Detrás de esa “facilidad” para el dibujo ¿Hay muchas horas de dibujo del natural?
Yo, realmente, soy muy reacio a trabajar del natural. Un dibujo al natural revela demasiado de mí. Durante mis estudios de arquitectura, hice un viaje a Ferrara y a Roma y tuve la oportunidad, por primera vez, de dibujar del natural. Sin haberme beneficiado de ninguna formación artística propiamente dicha, había aprendido a dibujar trazando planos a mano alzada y consideraba el dibujo libre como un trabajo de pura invención, salido directamente de la imaginación.

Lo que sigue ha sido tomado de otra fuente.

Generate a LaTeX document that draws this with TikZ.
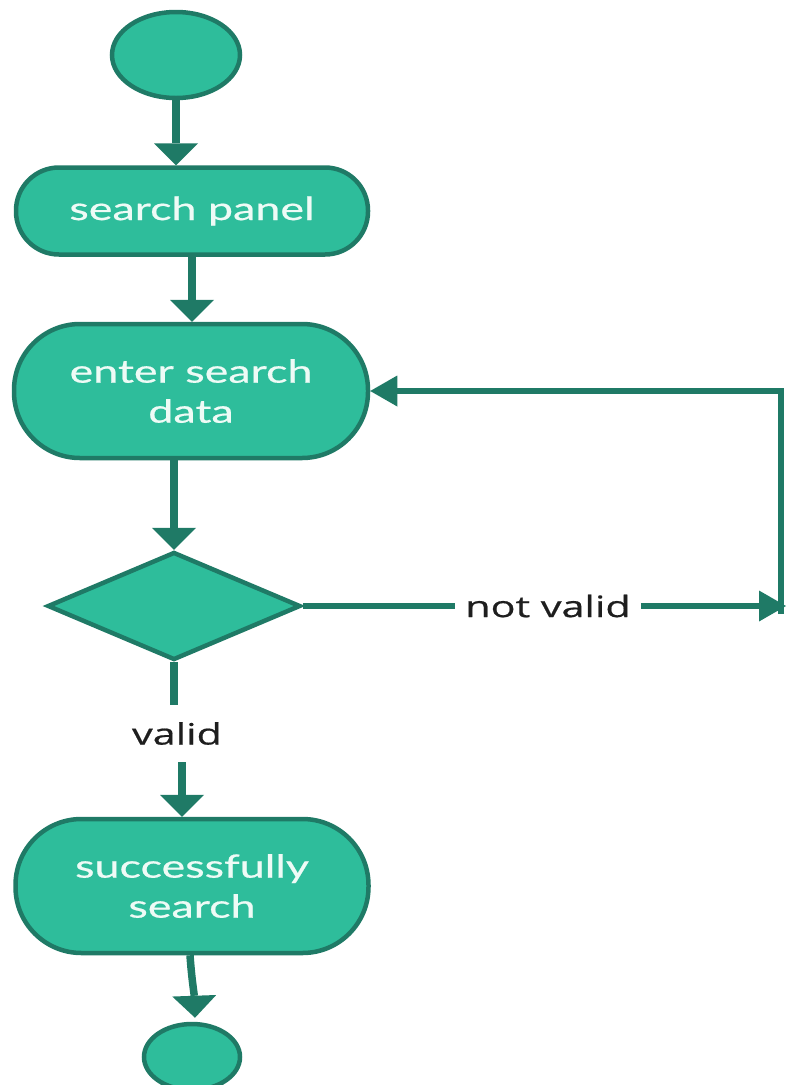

Y fue en ese viaje educativo que comprendí lo difícil que es reproducir la naturaleza en toda su realidad esencial; eso exige mucho esfuerzo, un compromiso del cual uno se sustrae por vagancia –inventar es infinitamente más cómodo, menos fatigoso. Hay que establecer una íntima relación de complicidad con el objeto a dibujar para conocerlo. No se hace nada bueno mintiendo. Inversamente, cuanto más honesto se es, mejor será el trabajo. Otra dificultad en el dibujo del natural: estamos obligados a encontrar respuestas a preguntas que no se han hecho nunca antes, mientras que en el estudio los problemas por resolver son conocidos de antemano. Hay una moral detrás de todo eso: nos frena la avaricia, nos enamoramos de lo que hemos descubierto y pensamos que es bueno. Hay quien al trabajar del natural usa continuamente los recursos que ya ha adquirido: mira sin ver. Yo solía ir al zoo a dibujar los animales, pero era muy molesto, porque estaba lleno de niños, y lo que es peor, de padres…
Mr. Steinberg, no quisiera robarle más tiempo. Sólo agradecerle la entrevista y…
Me ha dicho usted que venía de Barcelona ¿No es cierto?
En efecto…
Así que es usted compatriota de Dalí, un pirata tramposo que estafaba a sus compradores. Pero se lo tenían bien merecido… ¡Ja, ja!. ¿Hemos terminado?